Hi friends! If you are searching for information about the Paired T Test, then you are on the right platform. Today, we will discuss the Paired T Test, which is one of the hypothesis tests in the Analysis phase.
When is the Paired T Test used?
A paired t-test is a statistical method used to compare the means of two related groups. It is specifically designed for situations where the data sets are paired or matched in some way.
Let us understand with some examples.
Before-and-after Studies:
When you have measurements on the same subjects or entities before and after an intervention. For example, measuring the blood pressure of individuals before and after a treatment.
Repeated Measurements: When each subject is measured multiple times under different conditions.
Matched Pairs: When you have pairs of similar or related subjects, and you want to compare the mean difference between the paired observations. This could be siblings, twins, or matched pairs based on certain characteristics.
The paired t-test is suitable when the data can be considered as dependent samples, meaning that there is a natural pairing or connection between the observations in the two groups being compared. The goal is often to determine whether the mean difference between the paired observations is significantly different from zero.
Let us understand with one solved example.
The thickness of a printed circuit board was measured by six individuals, using two different kinds of calipers. The results (in mm) are shown below:
| Subject | Calliper 1 | Calliper 2 |
| 1 | .265 | .264 |
| 2 | .265 | .265 |
| 3 | .266 | .264 |
| 4 | .267 | .266 |
| 5 | .267 | .267 |
| 6 | .265 | .268 |
Is there is significant difference between the mean thicknesses of measurements obtained of two calipers?
Solution:
Step – 1: Hypothesis formulation.
Consider that D = X -Y = 0 (No difference)
D is difference, X is the mean value (6 Nos values) measured by Calliper 1 and Y is the mean value (6 Nos values) measured by Calliper 2.
H0: µD = 0 (Null Hypothesis)
H1: µD ≠ 0 (Alternative Hypothesis)
Now open the Minitab.
Path
Stat>Basic Statistics >Paired T Test. Then select “Each sample is in a column” Afterward, select Sample 1 as “caliper 1” and choose Sample 2 as “caliper 2, as mentioned in below picture.

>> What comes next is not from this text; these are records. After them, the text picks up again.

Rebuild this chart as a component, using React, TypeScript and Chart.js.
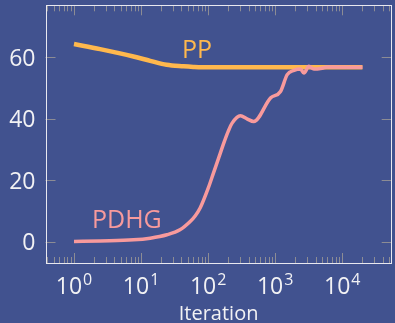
import React, { useEffect, useRef } from "react";
import { Chart, registerables } from "chart.js";

Chart.register(...registerables);

// ---- data ----
const ppIter = [1, 2.45, 7.7, 13.7, 24, 43, 60, 80, 300, 1000, 20000];
const ppVal = [64.4, 62.7, 60.3, 58.9, 57.6, 57.1, 56.9, 56.8, 56.8, 56.8, 56.8];

const pdhgIter = [1, 2.45, 7.7, 13.7, 24.3, 38, 54, 64, 76, 100, 120, 145, 171, 200, 228, 303, 380, 479, 851, 1200, 1510, 1910, 2390, 2680, 3180, 3775, 5000, 6000, 20000];
const pdhgVal = [0, 0.2, 0.55, 1.1, 2.2, 3.8, 6.5, 8.3, 10.9, 17.3, 22.3, 27.5, 32.1, 36, 38.6, 41, 40, 39.1, 46.8, 48.9, 54.4, 55.8, 56.2, 54.9, 57.1, 56.2, 56.5, 56.9, 56.8];

const seriesNames = ["PP", "PDHG"];
// annotation anchors in data coordinates (x iteration, y value at text baseline)
const labelIter = [68.2, 6.14];
const labelVal = [59.8, 4.4];

const yTicks = [0, 20, 40, 60];
const yTickLabels = ["0", "20", "40", "60"];
const xMajorTicks = [1, 10, 100, 1000, 10000];
const xMajorExp = ["0", "1", "2", "3", "4"];
const xTitle = "Iteration";

const X_MIN = 0.376;
const X_MAX = 54600;
const Y_MIN = -7;
const Y_MAX = 77;

const BG = "#41528f";
const PP_COLOR = "#ffb84d";
const PDHG_COLOR = "#f89a9c";
const TEXT = "#f2f2f4";
const TICK = "#8c8c94";
const FRAME = "#e8e8f0";
const FONT = "'Open Sans', 'DejaVu Sans', sans-serif";

const decorPlugin = {
  id: "decor",
  afterDraw(chart: any) {
    const ctx = chart.ctx;
    const a = chart.chartArea;
    const xs = chart.scales.x;
    const ys = chart.scales.y;
    ctx.save();

    // ticks
    ctx.strokeStyle = TICK;
    ctx.lineWidth = 1;
    const minor: number[] = [];
    for (let e = -1; e <= 4; e++) {
      for (let m = 2; m <= 9; m++) {
        const v = m * Math.pow(10, e);
        if (v > X_MIN && v < X_MAX) minor.push(v);
      }
    }
    ctx.beginPath();
    for (const v of minor) {
      const px = Math.round(xs.getPixelForValue(v)) + 0.5;
      ctx.moveTo(px, a.bottom);
      ctx.lineTo(px, a.bottom - 6);
      ctx.moveTo(px, a.top);
      ctx.lineTo(px, a.top + 6);
    }
    for (const v of xMajorTicks) {
      const px = Math.round(xs.getPixelForValue(v)) + 0.5;
      ctx.moveTo(px, a.bottom);
      ctx.lineTo(px, a.bottom - 10);
      ctx.moveTo(px, a.top);
      ctx.lineTo(px, a.top + 10);
    }
    for (const v of yTicks) {
      const py = Math.round(ys.getPixelForValue(v)) + 0.5;
      ctx.moveTo(a.left, py);
      ctx.lineTo(a.left + 10, py);
      ctx.moveTo(a.right, py);
      ctx.lineTo(a.right - 10, py);
    }
    ctx.stroke();

    // frame
    ctx.strokeStyle = FRAME;
    ctx.lineWidth = 1;
    ctx.strokeRect(Math.round(a.left) + 0.5, Math.round(a.top) + 0.5, Math.round(a.right - a.left) - 1, Math.round(a.bottom - a.top));

    // y labels
    ctx.fillStyle = TEXT;
    ctx.font = `23px ${FONT}`;
    ctx.textAlign = "right";
    ctx.textBaseline = "alphabetic";
    yTicks.forEach((v, i) => {
      const py = ys.getPixelForValue(v);
      ctx.fillText(yTickLabels[i], a.left - 10, py + 8.5);
    });

    // x labels with superscripts
    ctx.textAlign = "left";
    xMajorTicks.forEach((v, i) => {
      const px = xs.getPixelForValue(v);
      ctx.font = `23px ${FONT}`;
      const wb = ctx.measureText("10").width;
      ctx.font = `16px ${FONT}`;
      const we = ctx.measureText(xMajorExp[i]).width;
      const start = px - (wb + 1 + we) / 2;
      ctx.font = `23px ${FONT}`;
      ctx.fillText("10", start, 293.5);
      ctx.font = `16px ${FONT}`;
      ctx.fillText(xMajorExp[i], start + wb + 1, 285);
    });

    // axis title
    ctx.font = `20px ${FONT}`;
    ctx.textAlign = "center";
    ctx.fillText(xTitle, (a.left + a.right) / 2, 320);

    // series annotations
    ctx.font = `25px ${FONT}`;
    const cols = [PP_COLOR, PDHG_COLOR];
    seriesNames.forEach((n, i) => {
      ctx.fillStyle = cols[i];
      ctx.fillText(n, xs.getPixelForValue(labelIter[i]), ys.getPixelForValue(labelVal[i]));
    });

    ctx.restore();
  },
};

export default function App() {
  const ref = useRef<HTMLCanvasElement | null>(null);
  useEffect(() => {
    if (!ref.current) return;
    const chart = new Chart(ref.current, {
      type: "line",
      data: {
        datasets: [
          {
            label: seriesNames[1],
            data: pdhgIter.map((x, i) => ({ x, y: pdhgVal[i] })),
            borderColor: PDHG_COLOR,
            borderWidth: 3.5,
            pointRadius: 0,
            cubicInterpolationMode: "monotone",
            order: 0,
          },
          {
            label: seriesNames[0],
            data: ppIter.map((x, i) => ({ x, y: ppVal[i] })),
            borderColor: PP_COLOR,
            borderWidth: 4.5,
            pointRadius: 0,
            cubicInterpolationMode: "monotone",
            order: 1,
          },
        ],
      },
      options: {
        animation: false,
        responsive: true,
        maintainAspectRatio: false,
        layout: { padding: { top: 5.3, right: 3.3, left: 0, bottom: 0 } },
        plugins: { legend: { display: false }, tooltip: { enabled: false } },
        scales: {
          x: {
            type: "logarithmic",
            min: X_MIN,
            max: X_MAX,
            ticks: { display: false },
            grid: { display: false },
            border: { display: false },
            afterFit: (s: any) => {
              s.height = 60;
            },
          },
          y: {
            type: "linear",
            min: Y_MIN,
            max: Y_MAX,
            ticks: { display: false },
            grid: { display: false },
            border: { display: false },
            afterFit: (s: any) => {
              s.width = 45.5;
            },
          },
        },
      },
      plugins: [decorPlugin],
    } as any);
    return () => chart.destroy();
  }, []);
  return (
    <div style={{ position: "absolute", left: 0, top: 0, width: 395, height: 323, background: BG }}>
      <canvas ref={ref} />
    </div>
  );
}
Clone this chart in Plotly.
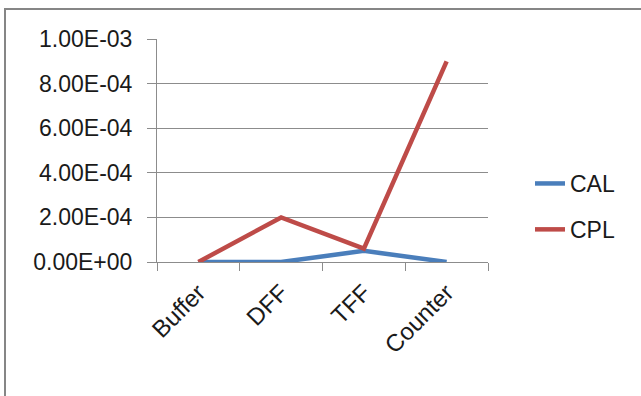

Then go to the “Options” tab. Select a confidence level of 95, set the hypothesized difference to 0, and choose the alternative hypothesis as “Difference ≠ hypothesized difference.” Finally, click “Ok.”
Conclusion – The paired t-test comparing measurements from two calipers yielded a P-Value of 0.822. With the P-Value exceeding 0.05, we can not reject the null hypothesis (µD =difference = 0). This suggests that the observed difference is likely due to chance, and there isn’t enough evidence to claim a significant distinction between the measurements taken by the two calipers. There is no difference.